** begin Data extract **

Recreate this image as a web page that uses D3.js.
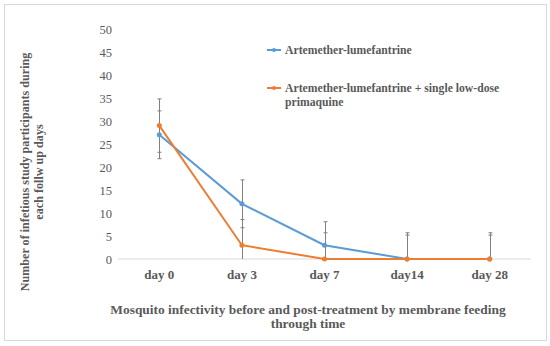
<!DOCTYPE html>
<html><head><meta charset="utf-8">
<script src="https://cdn.jsdelivr.net/npm/d3@7"></script>
<style>html,body{margin:0;padding:0;background:#fff;}</style>
</head><body>
<svg id="c" width="550" height="346"></svg>
<script>
const categories = ["day 0", "day 3", "day 7", "day14", "day 28"];
const seriesNames = ["Artemether-lumefantrine", "Artemether-lumefantrine + single low-dose primaquine"];
const alValues = [27, 12, 3, 0, 0];
const alErrors = [5.2, 5.2, 5.1, 5.2, 5.2];
const alPqValues = [29, 3, 0, 0, 0];
const alPqErrors = [5.8, 5.6, 5.7, 5.7, 5.7];
const yTicks = [0, 5, 10, 15, 20, 25, 30, 35, 40, 45, 50];
const colors = ["#5b9bd5", "#ed7d31"];

const svg = d3.select("#c");
const font = "'Liberation Serif', 'DejaVu Serif', serif";
const txt = "#595959";

// scale a text's font size so its width matches the target
function fit(sel, target) {
  sel.attr("font-size", 12);
  const w = sel.node().getComputedTextLength();
  if (w > 0) sel.attr("font-size", 12 * target / w);
  return sel;
}

svg.append("rect").attr("x", 4.5).attr("y", 4.5).attr("width", 542).attr("height", 336)
  .attr("fill", "#fff").attr("stroke", "#d9d9d9");

const x = d3.scaleBand().domain(categories).range([118, 531]);
const y = d3.scaleLinear().domain([0, 50]).range([259, 29]);

svg.append("line").attr("x1", 118).attr("x2", 531).attr("y1", y(0)).attr("y2", y(0))
  .attr("stroke", "#d9d9d9").attr("stroke-width", 1);

const yAxis = d3.axisLeft(y).tickValues(yTicks).tickSize(0).tickPadding(0);
const gy = svg.append("g").attr("transform", "translate(112,0)").call(yAxis);
gy.select(".domain").remove();
gy.selectAll("text").attr("font-family", font).attr("font-size", 12.5).attr("fill", txt);

const xAxis = d3.axisBottom(x).tickSize(0).tickPadding(0);
const gx = svg.append("g").attr("transform", "translate(0,270)").call(xAxis);
gx.select(".domain").remove();
gx.selectAll("text").attr("font-family", font).attr("font-size", 13).attr("font-weight", "bold").attr("fill", txt);

const cx = d => x(d) + x.bandwidth() / 2;

const series = [
  {vals: alValues, errs: alErrors, color: colors[0]},
  {vals: alPqValues, errs: alPqErrors, color: colors[1]}
];
const eb = svg.append("g").attr("stroke", "#808080").attr("stroke-width", 1);
series.forEach(s => {
  categories.forEach((c, i) => {
    const hi = s.vals[i] + s.errs[i];
    const lo = Math.max(0, s.vals[i] - s.errs[i]);
    const px = Math.round(cx(c)) + 0.5;
    eb.append("line").attr("x1", px).attr("x2", px).attr("y1", y(hi)).attr("y2", y(lo));
    eb.append("line").attr("x1", px - 2).attr("x2", px + 2).attr("y1", y(hi)).attr("y2", y(hi));
    if (s.vals[i] - s.errs[i] >= 0)
      eb.append("line").attr("x1", px - 2).attr("x2", px + 2).attr("y1", y(lo)).attr("y2", y(lo));
  });
});

const line = d3.line().x((d, i) => cx(categories[i])).y(d => y(d));
series.forEach(s => {
  svg.append("path").datum(s.vals).attr("d", line).attr("fill", "none")
    .attr("stroke", s.color).attr("stroke-width", 2);
  svg.append("g").selectAll("circle").data(s.vals).join("circle")
    .attr("cx", (d, i) => cx(categories[i])).attr("cy", d => y(d)).attr("r", 2.5)
    .attr("fill", s.color);
});

// legend
const legY = [50, 88];
let legSize = 12;
seriesNames.forEach((n, i) => {
  const g = svg.append("g");
  g.append("line").attr("x1", 267).attr("x2", 281).attr("y1", legY[i]).attr("y2", legY[i])
    .attr("stroke", colors[i]).attr("stroke-width", 2);
  g.append("circle").attr("cx", 274).attr("cy", legY[i]).attr("r", 2).attr("fill", colors[i]);
  const t = g.append("text").attr("x", 285).attr("y", legY[i]).attr("dy", "0.35em")
    .attr("font-family", font).attr("font-weight", "bold").attr("fill", txt);
  if (i === 0) {
    t.text(n);
    fit(t, 127);
    legSize = +t.attr("font-size");
  } else {
    t.attr("font-size", legSize);
    t.append("tspan").attr("x", 285).text("Artemether-lumefantrine + single low-dose");
    t.append("tspan").attr("x", 285).attr("dy", 14).text("primaquine");
  }
});

// x title
const xt1 = svg.append("text").attr("x", 308).attr("y", 314).attr("font-family", font)
  .attr("font-weight", "bold").attr("fill", txt).attr("text-anchor", "middle")
  .text("Mosquito infectivity before and post-treatment by membrane feeding");
fit(xt1, 396);
svg.append("text").attr("x", 308).attr("y", 328).attr("font-family", font)
  .attr("font-size", xt1.attr("font-size"))
  .attr("font-weight", "bold").attr("fill", txt).attr("text-anchor", "middle")
  .text("through time");

// y title
const yg = svg.append("g").attr("transform", "translate(0,172) rotate(-90)");
const yt1 = yg.append("text").attr("x", 0).attr("y", 29).attr("font-family", font)
  .attr("font-weight", "bold").attr("fill", txt).attr("text-anchor", "middle")
  .text("Number of infetious study participants during");
fit(yt1, 239);
yg.append("text").attr("x", 0).attr("y", 43).attr("font-family", font)
  .attr("font-size", yt1.attr("font-size"))
  .attr("font-weight", "bold").attr("fill", txt).attr("text-anchor", "middle")
  .text("each follw up days");
</script>
</body></html>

** end Data extract **

Exercise >>
Write out the full listing verbatim, excluding its pictures.

Correct response >>
Recreate this image as a web page that uses D3.js.
<!DOCTYPE html>
<html><head><meta charset="utf-8">
<script src="https://cdn.jsdelivr.net/npm/d3@7"></script>
<style>html,body{margin:0;padding:0;background:#fff;}</style>
</head><body>
<svg id="c" width="550" height="346"></svg>
<script>
const categories = ["day 0", "day 3", "day 7", "day14", "day 28"];
const seriesNames = ["Artemether-lumefantrine", "Artemether-lumefantrine + single low-dose primaquine"];
const alValues = [27, 12, 3, 0, 0];
const alErrors = [5.2, 5.2, 5.1, 5.2, 5.2];
const alPqValues = [29, 3, 0, 0, 0];
const alPqErrors = [5.8, 5.6, 5.7, 5.7, 5.7];
const yTicks = [0, 5, 10, 15, 20, 25, 30, 35, 40, 45, 50];
const colors = ["#5b9bd5", "#ed7d31"];

const svg = d3.select("#c");
const font = "'Liberation Serif', 'DejaVu Serif', serif";
const txt = "#595959";

// scale a text's font size so its width matches the target
function fit(sel, target) {
  sel.attr("font-size", 12);
  const w = sel.node().getComputedTextLength();
  if (w > 0) sel.attr("font-size", 12 * target / w);
  return sel;
}

svg.append("rect").attr("x", 4.5).attr("y", 4.5).attr("width", 542).attr("height", 336)
  .attr("fill", "#fff").attr("stroke", "#d9d9d9");

const x = d3.scaleBand().domain(categories).range([118, 531]);
const y = d3.scaleLinear().domain([0, 50]).range([259, 29]);

svg.append("line").attr("x1", 118).attr("x2", 531).attr("y1", y(0)).attr("y2", y(0))
  .attr("stroke", "#d9d9d9").attr("stroke-width", 1);

const yAxis = d3.axisLeft(y).tickValues(yTicks).tickSize(0).tickPadding(0);
const gy = svg.append("g").attr("transform", "translate(112,0)").call(yAxis);
gy.select(".domain").remove();
gy.selectAll("text").attr("font-family", font).attr("font-size", 12.5).attr("fill", txt);

const xAxis = d3.axisBottom(x).tickSize(0).tickPadding(0);
const gx = svg.append("g").attr("transform", "translate(0,270)").call(xAxis);
gx.select(".domain").remove();
gx.selectAll("text").attr("font-family", font).attr("font-size", 13).attr("font-weight", "bold").attr("fill", txt);

const cx = d => x(d) + x.bandwidth() / 2;

const series = [
  {vals: alValues, errs: alErrors, color: colors[0]},
  {vals: alPqValues, errs: alPqErrors, color: colors[1]}
];
const eb = svg.append("g").attr("stroke", "#808080").attr("stroke-width", 1);
series.forEach(s => {
  categories.forEach((c, i) => {
    const hi = s.vals[i] + s.errs[i];
    const lo = Math.max(0, s.vals[i] - s.errs[i]);
    const px = Math.round(cx(c)) + 0.5;
    eb.append("line").attr("x1", px).attr("x2", px).attr("y1", y(hi)).attr("y2", y(lo));
    eb.append("line").attr("x1", px - 2).attr("x2", px + 2).attr("y1", y(hi)).attr("y2", y(hi));
    if (s.vals[i] - s.errs[i] >= 0)
      eb.append("line").attr("x1", px - 2).attr("x2", px + 2).attr("y1", y(lo)).attr("y2", y(lo));
  });
});

const line = d3.line().x((d, i) => cx(categories[i])).y(d => y(d));
series.forEach(s => {
  svg.append("path").datum(s.vals).attr("d", line).attr("fill", "none")
    .attr("stroke", s.color).attr("stroke-width", 2);
  svg.append("g").selectAll("circle").data(s.vals).join("circle")
    .attr("cx", (d, i) => cx(categories[i])).attr("cy", d => y(d)).attr("r", 2.5)
    .attr("fill", s.color);
});

// legend
const legY = [50, 88];
let legSize = 12;
seriesNames.forEach((n, i) => {
  const g = svg.append("g");
  g.append("line").attr("x1", 267).attr("x2", 281).attr("y1", legY[i]).attr("y2", legY[i])
    .attr("stroke", colors[i]).attr("stroke-width", 2);
  g.append("circle").attr("cx", 274).attr("cy", legY[i]).attr("r", 2).attr("fill", colors[i]);
  const t = g.append("text").attr("x", 285).attr("y", legY[i]).attr("dy", "0.35em")
    .attr("font-family", font).attr("font-weight", "bold").attr("fill", txt);
  if (i === 0) {
    t.text(n);
    fit(t, 127);
    legSize = +t.attr("font-size");
  } else {
    t.attr("font-size", legSize);
    t.append("tspan").attr("x", 285).text("Artemether-lumefantrine + single low-dose");
    t.append("tspan").attr("x", 285).attr("dy", 14).text("primaquine");
  }
});

// x title
const xt1 = svg.append("text").attr("x", 308).attr("y", 314).attr("font-family", font)
  .attr("font-weight", "bold").attr("fill", txt).attr("text-anchor", "middle")
  .text("Mosquito infectivity before and post-treatment by membrane feeding");
fit(xt1, 396);
svg.append("text").attr("x", 308).attr("y", 328).attr("font-family", font)
  .attr("font-size", xt1.attr("font-size"))
  .attr("font-weight", "bold").attr("fill", txt).attr("text-anchor", "middle")
  .text("through time");

// y title
const yg = svg.append("g").attr("transform", "translate(0,172) rotate(-90)");
const yt1 = yg.append("text").attr("x", 0).attr("y", 29).attr("font-family", font)
  .attr("font-weight", "bold").attr("fill", txt).attr("text-anchor", "middle")
  .text("Number of infetious study participants during");
fit(yt1, 239);
yg.append("text").attr("x", 0).attr("y", 43).attr("font-family", font)
  .attr("font-size", yt1.attr("font-size"))
  .attr("font-weight", "bold").attr("fill", txt).attr("text-anchor", "middle")
  .text("each follw up days");
</script>
</body></html>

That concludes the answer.